まあ、徹底的に自分にこだわって自分のまわりの世界に対する警戒心と緊張感を手放さないで生きれば、それなりの偏差値や処世術が身について成功する(=夢がかなう)こともあろう。世の中の成功者の何割かは、そういう自閉症的な唯我独尊の思考の人で占められており、その典型として内田樹がいる。意地の悪い言い方をすれば、彼らは、嫌われ者として生きるほかなかったことのルサンチマンをバネにして成功者への階段を上がっていったし、逆にそういうルサンチマンに凝り固まったものたちが集まってきているこの世の掃きだめのような場所もある。たとえば、すべてでもないだろうが、そんな「変人」が集まってくる一部の「ネトウヨ」とか「オタク」とか「やくざ」とか「下級労働者」とか「ホームレス」とかの世界もある。つまりそんな「変人」は、成功者としてのエリート社会にも、落ちこぼれとしての下層社会にもいる、ということだ。因果なことにこの世の中では、そうやって心を病みながら成功してゆくものもいれば、落ちこぼれてゆくものもいる。


ここでいう「心を病む」とは、作為的で非人間的な「安定と秩序」に対する過剰な志向性(=欲望)のことであり、それは文明社会の病でもある。二本の足で立ち上がって以来の人類は、そんな志向性(=欲望)とともに歴史を歩んできたのではない。その病は、氷河期明けの文明社会の発祥とともに生まれてきた。文明社会すなわち「都市国家」の発祥ともに、「安定と秩序」に充足しまどろんでゆくことを覚えていった。
国家という共同体の制度性は、みずからの身体の「安定と秩序」を目指す。その歴史とともに、「安定と秩序」に充足しまどろんでゆく自閉的な心の動きが培養されてきた。

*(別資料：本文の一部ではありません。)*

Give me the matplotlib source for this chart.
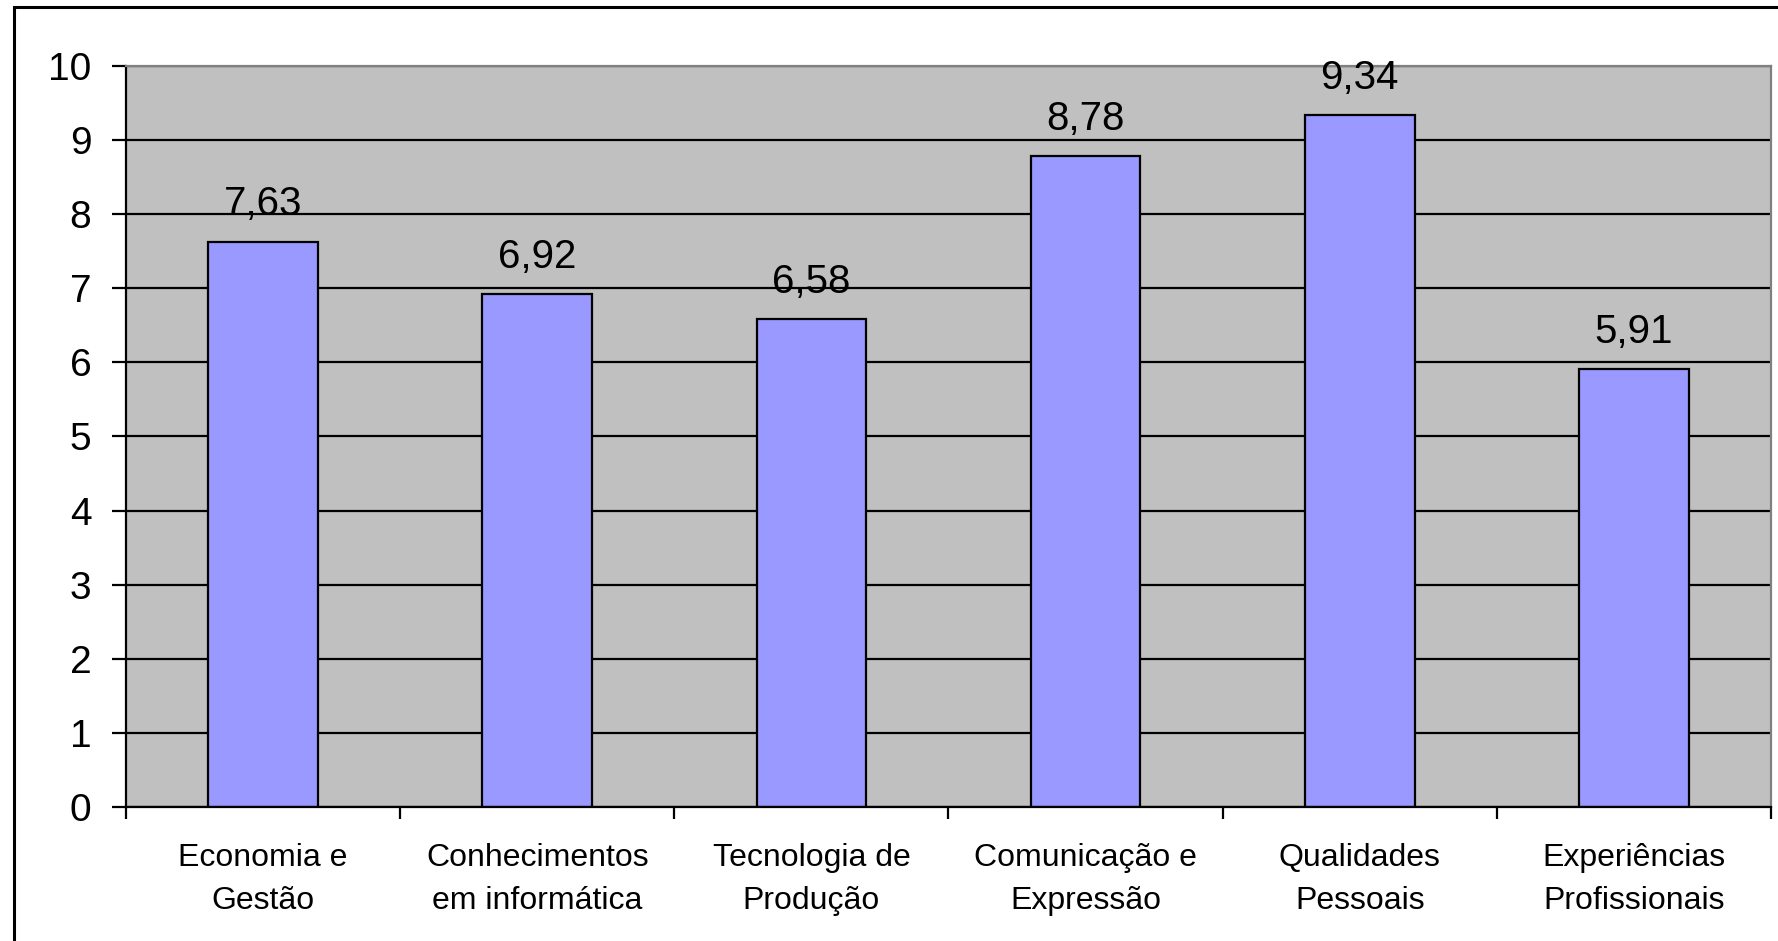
import matplotlib
matplotlib.use("Agg")
import matplotlib.pyplot as plt
from matplotlib.patches import Rectangle
import numpy as np

categories = ["Economia e\nGestão", "Conhecimentos\nem informática", "Tecnologia de\nProdução",
              "Comunicação e\nExpressão", "Qualidades\nPessoais", "Experiências\nProfissionais"]
values = [7.63, 6.92, 6.58, 8.78, 9.34, 5.91]
value_labels = ["7,63", "6,92", "6,58", "8,78", "9,34", "5,91"]
yticks = list(range(0, 11))

plt.rcParams['font.family'] = ['Liberation Sans', 'DejaVu Sans']

W, H = 1778, 941
fig = plt.figure(figsize=(W / 100, H / 100), dpi=100)
fig.patch.set_facecolor("white")

# outer frame
fig.patches.append(Rectangle((14 / W, -0.2), 1.5, 1.2 - 7 / H, transform=fig.transFigure,
                             fill=False, edgecolor="black", linewidth=2.2))

left, right, top, bottom = 126, 1771, 66, 807
ax = fig.add_axes([left / W, 1 - bottom / H, (right - left) / W, (bottom - top) / H])
ax.set_facecolor("#C0C0C0")

x = np.arange(len(values))
ax.set_axisbelow(True)
ax.yaxis.grid(True, color="black", linewidth=1.6)
ax.bar(x, values, width=0.4, color="#9999FF", edgecolor="black", linewidth=1.6, zorder=3)

for xi, v, lab in zip(x, values, value_labels):
    ax.annotate(lab, (xi, v), xytext=(0, 19), textcoords="offset points",
                ha="center", va="baseline", fontsize=29, zorder=4, annotation_clip=False)

ax.set_xlim(-0.5, len(values) - 0.5)
ax.set_ylim(0, 10)
ax.set_yticks(yticks)
ax.set_yticklabels([str(t) for t in yticks])
ax.tick_params(axis="y", direction="out", length=10, width=1.6, pad=15, labelsize=28, color="black")

ax.set_xticks(x)
ax.set_xticklabels(categories, fontsize=23, linespacing=1.55)
ax.tick_params(axis="x", which="major", length=0, pad=26)
ax.set_xticks(np.arange(-0.5, len(values), 1.0), minor=True)
ax.tick_params(axis="x", which="minor", direction="out", length=8.5, width=1.6, color="black")

for s in ["top", "right"]:
    ax.spines[s].set_color("#808080")
    ax.spines[s].set_linewidth(1.6)
for s in ["left", "bottom"]:
    ax.spines[s].set_color("black")
    ax.spines[s].set_linewidth(1.6)
ax.spines["bottom"].set_zorder(5)

fig.savefig("out.png", dpi=100)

氷河期明けの人類の世界に都市が生まれ、その都市がやがて国家という共同体になっていった。そのとき、そのふくらみすぎた集団に「安定と秩序」をもたらす装置として「規範=制度」が生まれてきた。「規範=制度」で人の心を縛っておかないと、そのふくらみすぎた集団は混乱し崩壊していってしまう。その「規範=制度」は権力者が民衆の心や行動を縛るためにつくったというより、集団の無意識として生まれてきたわけで、その「制度=規範」に身を浸しながら「安定と秩序」に充足しまどろんでゆく心の動きが培養されていった。そしてそうなれば、個人としても集団としても、自分の外の世界に対する警戒心や緊張感がどんどんふくらんでくる。そうやって文明社会に人殺しや戦争が生まれてきた。人と人や国家と国家が憎み合い恨み合うようになっていった。

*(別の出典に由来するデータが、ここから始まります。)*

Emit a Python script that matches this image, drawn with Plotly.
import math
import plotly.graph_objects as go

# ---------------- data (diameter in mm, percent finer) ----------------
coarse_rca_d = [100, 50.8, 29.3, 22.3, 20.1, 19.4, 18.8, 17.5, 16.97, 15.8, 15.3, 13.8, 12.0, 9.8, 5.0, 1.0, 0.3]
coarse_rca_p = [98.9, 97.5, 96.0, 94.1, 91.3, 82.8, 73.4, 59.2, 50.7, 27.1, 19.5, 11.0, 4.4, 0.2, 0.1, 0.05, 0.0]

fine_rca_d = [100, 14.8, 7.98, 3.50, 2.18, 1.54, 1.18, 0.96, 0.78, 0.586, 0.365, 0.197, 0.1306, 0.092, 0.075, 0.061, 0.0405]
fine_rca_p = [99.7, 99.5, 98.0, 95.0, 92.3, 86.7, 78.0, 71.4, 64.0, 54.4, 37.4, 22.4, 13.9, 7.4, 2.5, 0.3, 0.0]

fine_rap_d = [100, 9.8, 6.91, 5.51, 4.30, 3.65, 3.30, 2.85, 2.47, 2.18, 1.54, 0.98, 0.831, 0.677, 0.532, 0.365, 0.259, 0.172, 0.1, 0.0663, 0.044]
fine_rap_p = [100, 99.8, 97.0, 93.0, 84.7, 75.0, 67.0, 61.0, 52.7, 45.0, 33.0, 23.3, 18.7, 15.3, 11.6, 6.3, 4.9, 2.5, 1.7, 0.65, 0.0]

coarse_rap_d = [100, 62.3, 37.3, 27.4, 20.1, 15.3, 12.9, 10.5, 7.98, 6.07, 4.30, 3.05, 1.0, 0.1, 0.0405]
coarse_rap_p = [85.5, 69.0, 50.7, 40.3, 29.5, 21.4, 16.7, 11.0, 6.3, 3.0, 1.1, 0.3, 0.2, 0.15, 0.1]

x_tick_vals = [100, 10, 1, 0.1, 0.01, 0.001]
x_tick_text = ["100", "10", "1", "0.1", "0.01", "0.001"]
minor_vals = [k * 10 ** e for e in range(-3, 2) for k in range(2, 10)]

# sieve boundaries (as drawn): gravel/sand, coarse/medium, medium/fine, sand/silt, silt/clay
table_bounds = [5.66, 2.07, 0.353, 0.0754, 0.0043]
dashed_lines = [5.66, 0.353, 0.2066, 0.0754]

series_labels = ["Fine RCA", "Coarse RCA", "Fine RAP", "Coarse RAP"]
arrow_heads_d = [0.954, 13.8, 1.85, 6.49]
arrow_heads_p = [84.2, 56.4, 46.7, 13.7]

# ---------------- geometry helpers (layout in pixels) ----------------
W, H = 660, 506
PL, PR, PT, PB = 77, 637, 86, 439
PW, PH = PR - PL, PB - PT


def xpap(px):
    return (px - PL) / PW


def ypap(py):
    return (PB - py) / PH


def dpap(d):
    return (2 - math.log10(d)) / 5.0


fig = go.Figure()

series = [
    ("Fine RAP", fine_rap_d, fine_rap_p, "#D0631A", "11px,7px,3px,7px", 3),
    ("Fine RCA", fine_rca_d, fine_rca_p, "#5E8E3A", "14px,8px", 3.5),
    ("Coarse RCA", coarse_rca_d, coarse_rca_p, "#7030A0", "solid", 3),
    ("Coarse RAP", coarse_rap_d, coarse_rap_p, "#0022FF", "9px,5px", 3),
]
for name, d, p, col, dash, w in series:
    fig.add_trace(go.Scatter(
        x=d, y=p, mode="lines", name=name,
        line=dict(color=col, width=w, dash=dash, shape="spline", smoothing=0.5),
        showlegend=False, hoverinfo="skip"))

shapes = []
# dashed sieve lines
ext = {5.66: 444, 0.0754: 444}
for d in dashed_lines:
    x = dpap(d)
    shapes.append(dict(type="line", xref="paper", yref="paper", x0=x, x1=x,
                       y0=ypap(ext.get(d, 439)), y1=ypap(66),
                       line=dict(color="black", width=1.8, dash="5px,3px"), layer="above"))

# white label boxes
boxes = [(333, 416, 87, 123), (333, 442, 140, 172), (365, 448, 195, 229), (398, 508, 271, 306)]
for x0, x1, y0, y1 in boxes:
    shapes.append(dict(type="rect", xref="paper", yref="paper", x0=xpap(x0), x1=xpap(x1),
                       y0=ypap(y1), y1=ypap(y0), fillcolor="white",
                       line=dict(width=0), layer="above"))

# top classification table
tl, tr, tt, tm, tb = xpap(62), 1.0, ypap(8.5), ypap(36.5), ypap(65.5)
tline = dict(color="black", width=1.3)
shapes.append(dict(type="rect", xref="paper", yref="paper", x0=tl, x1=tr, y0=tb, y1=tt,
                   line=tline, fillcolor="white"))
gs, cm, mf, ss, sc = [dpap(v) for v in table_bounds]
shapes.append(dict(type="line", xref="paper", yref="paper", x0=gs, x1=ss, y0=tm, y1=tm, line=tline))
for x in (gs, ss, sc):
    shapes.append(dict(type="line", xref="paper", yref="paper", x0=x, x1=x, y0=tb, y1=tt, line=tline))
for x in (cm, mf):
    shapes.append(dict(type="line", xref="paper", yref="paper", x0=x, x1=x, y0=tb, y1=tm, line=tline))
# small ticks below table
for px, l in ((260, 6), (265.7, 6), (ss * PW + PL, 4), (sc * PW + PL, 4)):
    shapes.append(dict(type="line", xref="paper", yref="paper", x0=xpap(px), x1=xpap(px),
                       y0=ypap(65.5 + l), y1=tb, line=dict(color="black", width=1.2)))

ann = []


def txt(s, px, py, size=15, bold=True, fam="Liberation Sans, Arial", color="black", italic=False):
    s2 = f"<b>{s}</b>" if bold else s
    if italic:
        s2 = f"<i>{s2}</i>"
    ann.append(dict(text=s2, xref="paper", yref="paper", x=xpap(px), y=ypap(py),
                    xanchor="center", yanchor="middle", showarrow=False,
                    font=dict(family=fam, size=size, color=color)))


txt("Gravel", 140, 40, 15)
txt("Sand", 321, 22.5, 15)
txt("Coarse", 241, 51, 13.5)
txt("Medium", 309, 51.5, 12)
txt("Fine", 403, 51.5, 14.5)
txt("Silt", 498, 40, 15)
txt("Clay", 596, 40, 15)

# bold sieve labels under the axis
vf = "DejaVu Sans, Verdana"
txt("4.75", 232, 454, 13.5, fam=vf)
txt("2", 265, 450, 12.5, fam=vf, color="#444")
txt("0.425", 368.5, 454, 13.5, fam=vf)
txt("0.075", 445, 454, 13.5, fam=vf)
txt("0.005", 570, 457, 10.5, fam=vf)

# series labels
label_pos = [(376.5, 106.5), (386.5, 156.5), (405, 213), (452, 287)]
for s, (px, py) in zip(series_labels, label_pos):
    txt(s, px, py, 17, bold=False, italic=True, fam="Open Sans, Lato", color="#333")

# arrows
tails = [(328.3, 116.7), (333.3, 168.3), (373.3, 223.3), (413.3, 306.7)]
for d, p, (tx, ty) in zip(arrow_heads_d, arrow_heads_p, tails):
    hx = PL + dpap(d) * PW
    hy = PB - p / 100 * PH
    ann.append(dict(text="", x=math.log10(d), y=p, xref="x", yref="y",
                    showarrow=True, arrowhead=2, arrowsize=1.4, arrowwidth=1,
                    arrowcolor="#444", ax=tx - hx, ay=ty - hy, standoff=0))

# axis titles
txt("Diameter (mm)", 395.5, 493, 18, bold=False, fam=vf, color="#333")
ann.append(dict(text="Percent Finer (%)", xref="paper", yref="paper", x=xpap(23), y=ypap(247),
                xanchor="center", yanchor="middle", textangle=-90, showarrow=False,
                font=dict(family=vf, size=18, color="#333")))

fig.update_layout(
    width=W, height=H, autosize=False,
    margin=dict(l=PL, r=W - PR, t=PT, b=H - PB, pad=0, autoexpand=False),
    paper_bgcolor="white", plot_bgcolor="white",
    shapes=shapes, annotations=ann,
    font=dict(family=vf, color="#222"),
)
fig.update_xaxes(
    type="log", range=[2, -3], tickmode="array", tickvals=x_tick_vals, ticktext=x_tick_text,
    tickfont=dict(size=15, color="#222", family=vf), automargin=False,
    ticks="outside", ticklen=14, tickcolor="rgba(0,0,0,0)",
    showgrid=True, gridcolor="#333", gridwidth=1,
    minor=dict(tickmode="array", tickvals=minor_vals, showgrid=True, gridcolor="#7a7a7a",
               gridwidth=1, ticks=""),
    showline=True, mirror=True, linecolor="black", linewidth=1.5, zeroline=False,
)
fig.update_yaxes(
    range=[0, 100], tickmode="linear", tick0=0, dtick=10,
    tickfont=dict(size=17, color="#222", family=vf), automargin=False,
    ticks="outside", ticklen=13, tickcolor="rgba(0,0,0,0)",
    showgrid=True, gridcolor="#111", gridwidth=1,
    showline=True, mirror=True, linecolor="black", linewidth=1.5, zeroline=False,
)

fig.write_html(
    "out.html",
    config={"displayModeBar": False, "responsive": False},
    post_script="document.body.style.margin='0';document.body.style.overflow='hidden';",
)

自分の心の「安定と秩序」に執着し耽溺してゆこうとするから、憎んだり恨んだりしないといけない。文明社会は、そういう心の動きを生み出し肥大化せていった。
まあ人類は地球上の生態系の頂点に立ったのだから、「安定と秩序」に充足しまどろんでゆく心の動きが生まれてくるのは当然のなりゆきであるのかもしれない。しかしそれは原始人の心の動きではなかったし、人が二本の足で立っている存在であるかぎり、「この世のもっとも弱いもの」として「生きられなさ」という「混沌」を生きようとする性向が消えてなくなることはない。人の心はそこから華やぎときめいてゆくのだから。
自己の「安定と秩序」にまどろみ充足してゆく心の動きは、文明社会の発祥とともに生まれ育ってきた。根源的には、人はそんな状態を求めて生きているのではない。

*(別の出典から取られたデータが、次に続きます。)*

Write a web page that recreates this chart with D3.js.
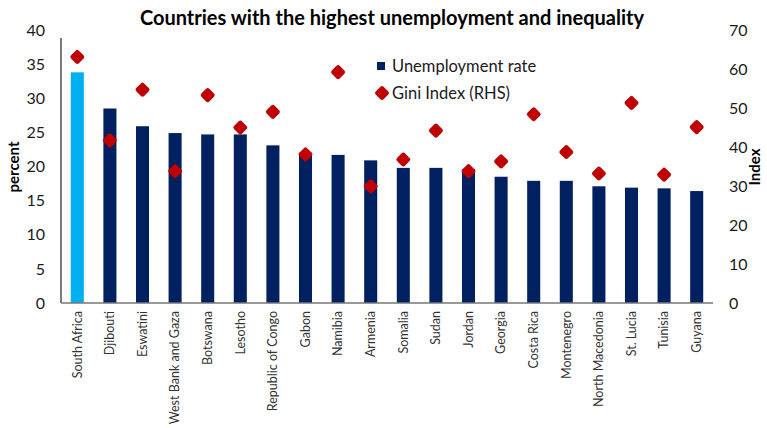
<!DOCTYPE html>
<html>
<head>
<meta charset="utf-8">
<script src="https://cdn.jsdelivr.net/npm/d3@7"></script>
<style>
  body { margin: 0; background: #fff; }
  svg { display: block; font-family: Lato, "Open Sans", sans-serif; }
</style>
</head>
<body>
<svg id="chart" width="767" height="428"></svg>
<script>
// Countries, unemployment rate (percent, left axis) and Gini index (right axis)
const countries = ["South Africa", "Djibouti", "Eswatini", "West Bank and Gaza", "Botswana",
  "Lesotho", "Republic of Congo", "Gabon", "Namibia", "Armenia", "Somalia", "Sudan",
  "Jordan", "Georgia", "Costa Rica", "Montenegro", "North Macedonia", "St. Lucia",
  "Tunisia", "Guyana"];
const unemployment = [33.8, 28.5, 25.9, 24.9, 24.7, 24.7, 23.1, 22.0, 21.7, 20.9,
  19.8, 19.8, 19.6, 18.5, 17.9, 17.9, 17.1, 16.9, 16.8, 16.4];
const gini = [63.1, 41.7, 54.7, 33.8, 53.3, 45.0, 49.0, 38.1, 59.2, 29.9,
  36.8, 44.2, 33.8, 36.3, 48.4, 38.7, 33.2, 51.3, 32.9, 45.1];
const leftTicks = [0, 5, 10, 15, 20, 25, 30, 35, 40];
const rightTicks = [0, 10, 20, 30, 40, 50, 60, 70];

const svg = d3.select("#chart");
const m = { left: 61, right: 713, top: 30, bottom: 303 };

const x = d3.scaleBand().domain(countries).range([m.left, m.right]).paddingInner(0.6).paddingOuter(0.3);
const yL = d3.scaleLinear().domain([0, 40]).range([m.bottom, m.top]);
const yR = d3.scaleLinear().domain([0, 70]).range([m.bottom, m.top]);

const navy = "#002060", sky = "#00B0F0", red = "#C00000", ink = "#1a1a1a";

// Title
svg.append("text").attr("x", 392).attr("y", 25).attr("text-anchor", "middle")
  .attr("font-weight", "bold").attr("font-size", 20).attr("fill", "#000")
  .text("Countries with the highest unemployment and inequality");

// Bars
svg.append("g").selectAll("rect").data(countries).join("rect")
  .attr("x", d => x(d))
  .attr("width", x.bandwidth())
  .attr("y", (d, i) => yL(unemployment[i]))
  .attr("height", (d, i) => yL(0) - yL(unemployment[i]))
  .attr("fill", (d, i) => i === 0 ? sky : navy);

// Left axis (ticks and labels only; the axis line is drawn separately)
const gL = svg.append("g").attr("transform", `translate(${m.left},0)`)
  .call(d3.axisLeft(yL).tickValues(leftTicks).tickSize(0).tickPadding(16));
gL.select(".domain").remove();
gL.selectAll("text").attr("font-size", 16).attr("fill", ink).attr("font-family", "Lato, sans-serif");
svg.append("line").attr("x1", m.left).attr("x2", m.left)
  .attr("y1", 38).attr("y2", yL(0)).attr("stroke", "#333").attr("stroke-width", 1.3);

// Right axis
const gR = svg.append("g").attr("transform", `translate(${m.right},0)`)
  .call(d3.axisRight(yR).tickValues(rightTicks).tickSize(0).tickPadding(16));
gR.select(".domain").remove();
gR.selectAll("text").attr("font-size", 16).attr("fill", ink).attr("font-family", "Lato, sans-serif");

// Baseline
svg.append("line").attr("x1", m.left).attr("x2", m.right)
  .attr("y1", yL(0)).attr("y2", yL(0)).attr("stroke", "#777").attr("stroke-width", 1.3);

// Category labels
const gX = svg.append("g").attr("transform", `translate(0,${m.bottom})`)
  .call(d3.axisBottom(x).tickSize(0).tickPadding(0));
gX.select(".domain").remove();
gX.selectAll("text")
  .attr("font-size", 12.5).attr("fill", "#333").attr("font-family", "Lato, sans-serif")
  .attr("text-anchor", "end").attr("dy", "0.35em")
  .attr("transform", "translate(0,8) rotate(-90)")
  .attr("x", 0).attr("y", 0);

// Gini markers: blunt diamonds
const diamond = d3.symbol().type(d3.symbolSquare).size(44);
svg.append("g").selectAll("path").data(countries).join("path")
  .attr("d", diamond)
  .attr("transform", (d, i) => `translate(${x(d) + x.bandwidth() / 2},${yR(gini[i])}) rotate(45)`)
  .attr("fill", red).attr("stroke", red).attr("stroke-width", 4.5).attr("stroke-linejoin", "round");

// Axis titles
svg.append("text").attr("transform", `translate(19,167) rotate(-90)`)
  .attr("text-anchor", "middle").attr("font-weight", "bold").attr("font-size", 15).attr("fill", "#000")
  .text("percent");
svg.append("text").attr("transform", `translate(760,167) rotate(-90)`)
  .attr("text-anchor", "middle").attr("font-weight", "bold").attr("font-size", 15).attr("fill", "#000")
  .text("Index");

// Legend
const lg = svg.append("g");
lg.append("rect").attr("x", 377).attr("y", 62).attr("width", 8).attr("height", 8).attr("fill", navy);
lg.append("text").attr("x", 392).attr("y", 66).attr("dy", "0.35em").attr("font-size", 16.5).attr("fill", ink)
  .text("Unemployment rate");
lg.append("path").attr("d", diamond)
  .attr("transform", "translate(382,93) rotate(45)")
  .attr("fill", red).attr("stroke", red).attr("stroke-width", 4.5).attr("stroke-linejoin", "round");
lg.append("text").attr("x", 392).attr("y", 93).attr("dy", "0.35em").attr("font-size", 16.5).attr("fill", ink)
  .text("Gini Index (RHS)");
</script>
</body>
</html>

共同体の制度性が高度に発達した社会に置かれている現代人は多かれ少なかれそうした自閉的な心の動きを持たされてしまっているのだが、それでも人間であるかぎり、自分を忘れて世界の輝きにときめいてゆく体験を手放すこともしないだろう。人間的な知性や感性は、そういう「混沌」から生まれ育ってくるのだから。
人の心の「安定と秩序」に対する志向性、すなわちそうした自閉的な心の動きは、おそらく生後の環境条件によって後天的に持たされてしまうのだろう。そしてそれはもう、誰でも多かれ少なかれ持たされているのだが、現代社会は、たとえば内田樹のように病的に持たされている人を多く生み出してしまう構造になっている。そうやって動いているのだからそれでいいだろうといわれればまあそうなのだが、ただそれが人間性の自然だと自慢されると、そうかんたんにうなずくわけにはいかない。その自閉的な心の動きによって、発達障害認知症やインポテンツなどのさまざまな現代社会の病理が生まれてきているのだから。